How I Wasted Two Years of Life
Hi guys.
I owe all of you a huge apology for disappearing for two years. If I have any followers and friends left, I hope you’ll hear me out.
If you’ve been a follower of mine since 2014, you’ll know that I tried my hand at law school and that’s why I’ve basically disappeared - Tumblr abandoned, fics discontinued, the whole shebang. Well, as you can probably tell, law school didn’t exactly work out for me.
Basically, two really shitty things happened. The first is that my last semester in school, my grades in three of my classes dipped really low right around finals time. Also around that week, my mother told me that our family’s finances weren’t doing so good, and that she was worried about paying my tuition especially when my sister hasn’t graduated college yet and my brother’s still in high school.
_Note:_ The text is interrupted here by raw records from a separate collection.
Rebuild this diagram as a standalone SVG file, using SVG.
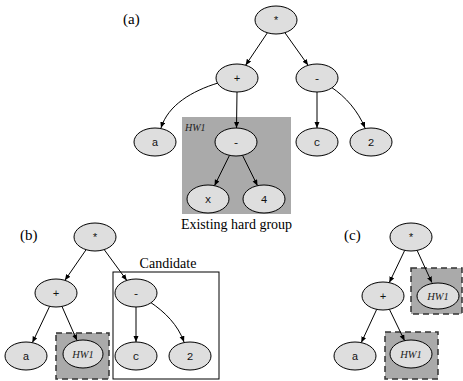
<svg xmlns="http://www.w3.org/2000/svg" width="463" height="381" viewBox="0 0 463 381">
<defs>
<marker id="arr" markerUnits="userSpaceOnUse" markerWidth="7" markerHeight="6" refX="6" refY="2.5" orient="auto">
<path d="M0,0 L6,2.5 L0,5 z" fill="#000"/>
</marker>
<style>
.n ellipse{fill:#dedede;stroke:#000;stroke-width:1}
.n text{font-family:"Liberation Mono",monospace;font-size:11px;text-anchor:middle;fill:#111}
.n text.hw{font-family:"Liberation Serif",serif;font-style:italic;font-size:10.5px;fill:#222}
.e path{fill:none;stroke:#000;stroke-width:1;marker-end:url(#arr)}
.lbl{font-family:"Liberation Serif",serif;font-size:14px;fill:#000}
.grp{fill:#aaaaaa}
.dash{fill:#aaaaaa;stroke:#333;stroke-width:1.5;stroke-dasharray:6,4}
</style>
</defs>
<rect width="463" height="381" fill="#fff"/>

<!-- labels -->
<text class="lbl" x="123" y="24" style="font-size:15px">(a)</text>
<text class="lbl" x="20" y="240" style="font-size:15px">(b)</text>
<text class="lbl" x="344" y="240" style="font-size:15px">(c)</text>

<!-- group boxes -->
<g id="hwgroup-a">
<rect class="grp" x="182" y="117" width="109" height="97"/>
<text x="185" y="131" style="font-family:'Liberation Serif',serif;font-style:italic;font-size:10px;fill:#222">HW1</text>
<text class="lbl" x="236.5" y="229" text-anchor="middle">Existing hard group</text>
</g>
<g id="candidate-b">
<rect x="113" y="272" width="106" height="107" fill="none" stroke="#000" stroke-width="1"/>
<text class="lbl" x="168" y="268" text-anchor="middle">Candidate</text>
</g>
<rect class="dash" x="56" y="333" width="53" height="46"/>
<rect class="dash" x="411" y="268" width="51" height="46"/>
<rect class="dash" x="385" y="332" width="53" height="47"/>

<!-- connectors -->
<g id="edges" class="e">
<path d="M267.4,32.8 L245.6,65.2"/>
<path d="M284.9,32.7 L308.1,65.3"/>
<path d="M218,83 C192,91 168,105 161,128"/>
<path d="M237,92 L236.5,128"/>
<path d="M317,92 L317,128"/>
<path d="M331,87 C346,97 358,111 365,128"/>
<path d="M229.5,155.3 L214.5,185.7"/>
<path d="M242.5,155.3 L257.5,185.7"/>

<path d="M86.1,249.7 L64.9,280.3"/>
<path d="M104.2,249.6 L126.8,280.4"/>
<path d="M49.6,306.4 L32.4,342.6"/>
<path d="M62,306.5 L77,340.5"/>
<path d="M136,307 L136,342"/>
<path d="M150,302 C165,312 178,325 184,342"/>

<path d="M404.7,250.4 L389.3,282.6"/>
<path d="M417.1,250.4 L431.9,282.6"/>
<path d="M376.7,309.4 L361.3,342.6"/>
<path d="M389.4,309.3 L404.6,340.7"/>
</g>

<!-- (a) nodes -->
<g id="a-star" class="n"><ellipse cx="276" cy="20" rx="21" ry="14"/><text x="276" y="24">*</text></g>
<g id="a-plus" class="n"><ellipse cx="237" cy="78" rx="21" ry="14"/><text x="237" y="82">+</text></g>
<g id="a-minus" class="n"><ellipse cx="317" cy="78" rx="21" ry="14"/><text x="317" y="82">-</text></g>
<g id="a-a" class="n"><ellipse cx="155" cy="142" rx="21" ry="14"/><text x="155" y="146">a</text></g>
<g id="a-minus2" class="n"><ellipse cx="236" cy="142" rx="21" ry="14"/><text x="236" y="146">-</text></g>
<g id="a-c" class="n"><ellipse cx="317" cy="142" rx="21" ry="14"/><text x="317" y="146">c</text></g>
<g id="a-2" class="n"><ellipse cx="371" cy="142" rx="21" ry="14"/><text x="371" y="146">2</text></g>
<g id="a-x" class="n"><ellipse cx="208" cy="199" rx="21" ry="14"/><text x="208" y="203">x</text></g>
<g id="a-4" class="n"><ellipse cx="264" cy="199" rx="21" ry="14"/><text x="264" y="203">4</text></g>

<!-- (b) nodes -->
<g id="b-star" class="n"><ellipse cx="95" cy="237" rx="21" ry="14"/><text x="95" y="241">*</text></g>
<g id="b-plus" class="n"><ellipse cx="56" cy="293" rx="21" ry="14"/><text x="56" y="297">+</text></g>
<g id="b-minus" class="n"><ellipse cx="136" cy="293" rx="21" ry="14"/><text x="136" y="297">-</text></g>
<g id="b-a" class="n"><ellipse cx="26" cy="356" rx="21" ry="14"/><text x="26" y="360">a</text></g>
<g id="b-hw1" class="n"><ellipse cx="83" cy="354" rx="20" ry="14"/><text class="hw" x="83" y="358">HW1</text></g>
<g id="b-c" class="n"><ellipse cx="136" cy="356" rx="21" ry="14"/><text x="136" y="360">c</text></g>
<g id="b-2" class="n"><ellipse cx="190" cy="356" rx="21" ry="14"/><text x="190" y="360">2</text></g>

<!-- (c) nodes -->
<g id="c-star" class="n"><ellipse cx="411" cy="237" rx="21" ry="14"/><text x="411" y="241">*</text></g>
<g id="c-plus" class="n"><ellipse cx="383" cy="296" rx="21" ry="14"/><text x="383" y="300">+</text></g>
<g id="c-hw1r" class="n"><ellipse cx="438" cy="296" rx="21" ry="13"/><text class="hw" x="438" y="300">HW1</text></g>
<g id="c-a" class="n"><ellipse cx="355" cy="356" rx="21" ry="14"/><text x="355" y="360">a</text></g>
<g id="c-hw1l" class="n"><ellipse cx="411" cy="354" rx="21" ry="14"/><text class="hw" x="411" y="358">HW1</text></g>
</svg>
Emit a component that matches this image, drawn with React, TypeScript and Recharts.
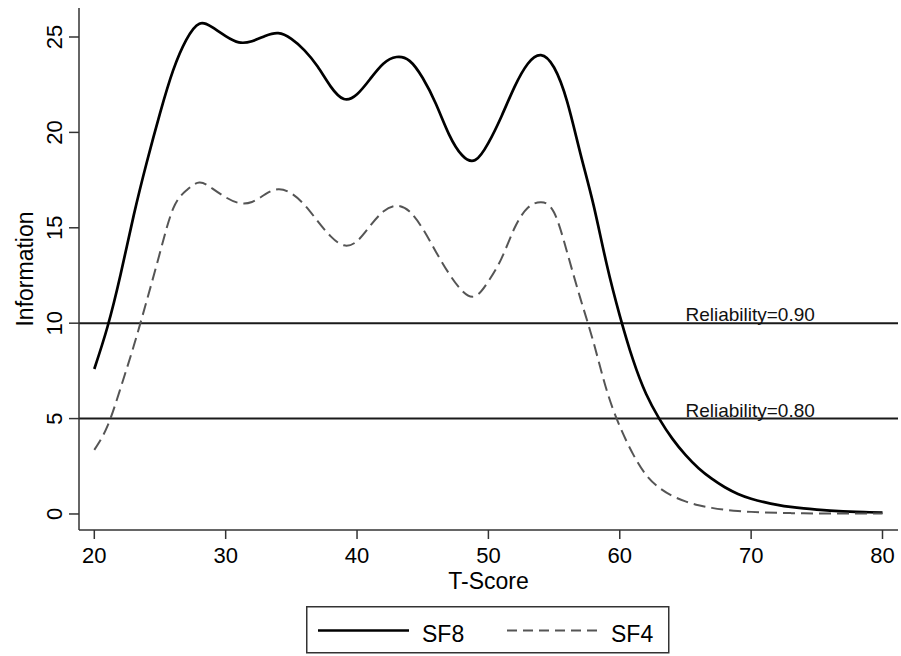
import React from 'react';
import { LineChart, Line, XAxis, YAxis, ReferenceLine, ReferenceDot } from 'recharts';

// T-score grid, one point per unit
const tScore = [
  20, 21, 22, 23, 24, 25, 26, 27, 28, 29, 30, 31, 32, 33, 34, 35, 36, 37, 38, 39,
  40, 41, 42, 43, 44, 45, 46, 47, 48, 49, 50, 51, 52, 53, 54, 55, 56, 57, 58, 59,
  60, 61, 62, 63, 64, 65, 66, 67, 68, 69, 70, 71, 72, 73, 74, 75, 76, 77, 78, 79, 80,
];

const sf8 = [
  7.6, 9.8, 12.55, 15.65, 18.45, 21.0, 23.25, 24.85, 25.7, 25.5, 25.05, 24.72, 24.78, 25.05, 25.2, 24.9, 24.3, 23.45, 22.4, 21.75,
  22.0, 22.8, 23.6, 23.95, 23.75, 22.85, 21.5, 19.9, 18.8, 18.55, 19.45, 20.85, 22.4, 23.6, 24.05, 23.4, 21.6, 18.9, 16.2, 13.1,
  10.4, 8.1, 6.3, 5.0, 3.95, 3.1, 2.4, 1.85, 1.4, 1.05, 0.8, 0.62, 0.48, 0.37, 0.29, 0.23, 0.18, 0.14, 0.11, 0.09, 0.07,
];

const sf4 = [
  3.36, 4.6, 6.6, 8.8, 11.2, 13.7, 16.0, 16.95, 17.37, 17.05, 16.6, 16.3, 16.35, 16.75, 17.02, 16.8, 16.2, 15.35, 14.55, 14.08,
  14.3, 15.1, 15.85, 16.15, 15.85, 14.95, 13.75, 12.6, 11.7, 11.42, 12.2, 13.4, 15.0, 16.05, 16.34, 15.8, 13.7, 11.3, 9.0, 6.5,
  4.6, 3.15, 2.05, 1.38, 0.95, 0.66, 0.46, 0.32, 0.22, 0.15, 0.11, 0.08, 0.06, 0.045, 0.035, 0.03, 0.025, 0.02, 0.02, 0.02, 0.02,
];

const xTicks = [20, 30, 40, 50, 60, 70, 80];
const yTicks = [0, 5, 10, 15, 20, 25];

const reliability = [
  { y: 10, label: 'Reliability=0.90' },
  { y: 5, label: 'Reliability=0.80' },
];
const labelAt = 65;

const series = [
  { key: 'SF8', color: '#000', width: 2.7, dash: undefined as string | undefined },
  { key: 'SF4', color: '#555', width: 2, dash: '12 6' },
];

const data = tScore.map((t, i) => ({ t, SF8: sf8[i], SF4: sf4[i] }));

const font = '"Liberation Sans", Arial, Helvetica, sans-serif';

const YTick = (props: any) => {
  const { x, y, payload } = props;
  return (
    <text x={x} y={y} transform={`rotate(-90 ${x} ${y})`} textAnchor="middle" fontSize={22} fill="#000">
      {payload.value}
    </text>
  );
};

const RelLabel = (text: string) => (props: any) => {
  const vb = props.viewBox;
  return (
    <text x={vb.x} y={vb.y - 2} fontSize={19} fill="#111">
      {text}
    </text>
  );
};

export default function App() {
  return (
    <div style={{ position: 'absolute', left: 0, top: 0, width: 901, height: 656, background: '#fff', fontFamily: font }}>
      <LineChart width={901} height={656} data={data} margin={{ top: 8, right: 3, bottom: 0, left: 0 }}>
        <XAxis
          dataKey="t"
          type="number"
          domain={[18.835, 81.18]}
          ticks={xTicks}
          height={126}
          tickSize={9}
          tickMargin={8}
          stroke="#333"
          strokeWidth={1.5}
          tick={{ fill: '#000', fontSize: 22 }}
          label={(p: any) => {
            const vb = p.viewBox;
            return (
              <text x={vb.x + vb.width / 2} y={vb.y + 59} textAnchor="middle" fontSize={23} fill="#000">
                T-Score
              </text>
            );
          }}
        />
        <YAxis
          type="number"
          domain={[-0.84, 26.52]}
          ticks={yTicks}
          width={79}
          tickSize={10}
          tickMargin={7}
          stroke="#333"
          strokeWidth={1.5}
          tick={<YTick />}
          label={(p: any) => {
            const vb = p.viewBox;
            const cx = vb.x + 33;
            const cy = vb.y + vb.height / 2;
            return (
              <text x={cx} y={cy} transform={`rotate(-90 ${cx} ${cy})`} textAnchor="middle" fontSize={23} fill="#000">
                Information
              </text>
            );
          }}
        />
        {reliability.map((r) => (
          <ReferenceLine key={r.y} y={r.y} stroke="#1a1a1a" strokeWidth={2} />
        ))}
        {series.map((s) => (
          <Line
            key={s.key}
            dataKey={s.key}
            type="natural"
            stroke={s.color}
            strokeWidth={s.width}
            strokeDasharray={s.dash}
            dot={false}
            activeDot={false}
            isAnimationActive={false}
          />
        ))}
        {reliability.map((r) => (
          <ReferenceDot key={'l' + r.y} x={labelAt} y={r.y} r={0} fill="none" stroke="none" label={RelLabel(r.label)} />
        ))}
      </LineChart>
      <svg style={{ position: 'absolute', left: 306, top: 606 }} width={364} height={48}>
        <rect x={0.75} y={0.75} width={362} height={46} fill="#fff" stroke="#333" strokeWidth={1.5} />
        {series.map((s, i) => (
          <g key={s.key} transform={`translate(${i * 189} 0)`}>
            <line x1={12} x2={103} y1={24.5} y2={24.5} stroke={s.color} strokeWidth={s.width} strokeDasharray={s.dash ? '10 6' : undefined} />
            <text x={116} y={35.5} fontSize={23} fill="#000" fontFamily={font}>
              {s.key}
            </text>
          </g>
        ))}
      </svg>
    </div>
  );
}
As you can probably guess, I didn’t enroll for my second semester in law school.
It hurts, not being in school when all my friends are. Seeing posts of them on Facebook talking about class and whatnot is a daily reminder of what I’ve lost. Not to mention that not enrolling means I’ve wasted 3 semesters of law school, almost two years of my life. But I’m learning to deal.
I’m currently working again, so that’ll ease the burden on my mom a bit. As you can also probably tell, I’m reviving my life as a writer online, so stay tuned for that. I’m also entertaining the thought of doing more volunteer work, since I also slacked on that when I was in law school.
I’ve also given serious thought to not continuing with law school even if my mom’s financial situation does improve. I went into law school with notions of helping people, not corporations - and I’m sure there are lawyers out there who do that - but it’s become very hard for me to stick to that path. Everyone’s frame of mind seems to be, “How do I advance my career? How do I pad my resume? How do I get hired by the biggest, richest firm?” And that’s not a bad thing, mind. I’m not condemning anyone here. But the thing is, that isn’t what I signed up for.
Anyway, I’m toying with the idea of getting a master’s degree in something like development studies or something similarly grassroots-y (I’m sorry, I can’t think of an appropriate word), which will allow me to take the career path I want, not to mention keep my job so my mom won’t have to pay my bills and she can focus on supporting my brother and sister.
So basically, that’s the gist of what happened to me. So I’m back on Tumblr, ready to write fic and original stories and fangirl over Superwholock, and just basically heal.
Not gonna lie, I’d appreciate some help. My ask box is open.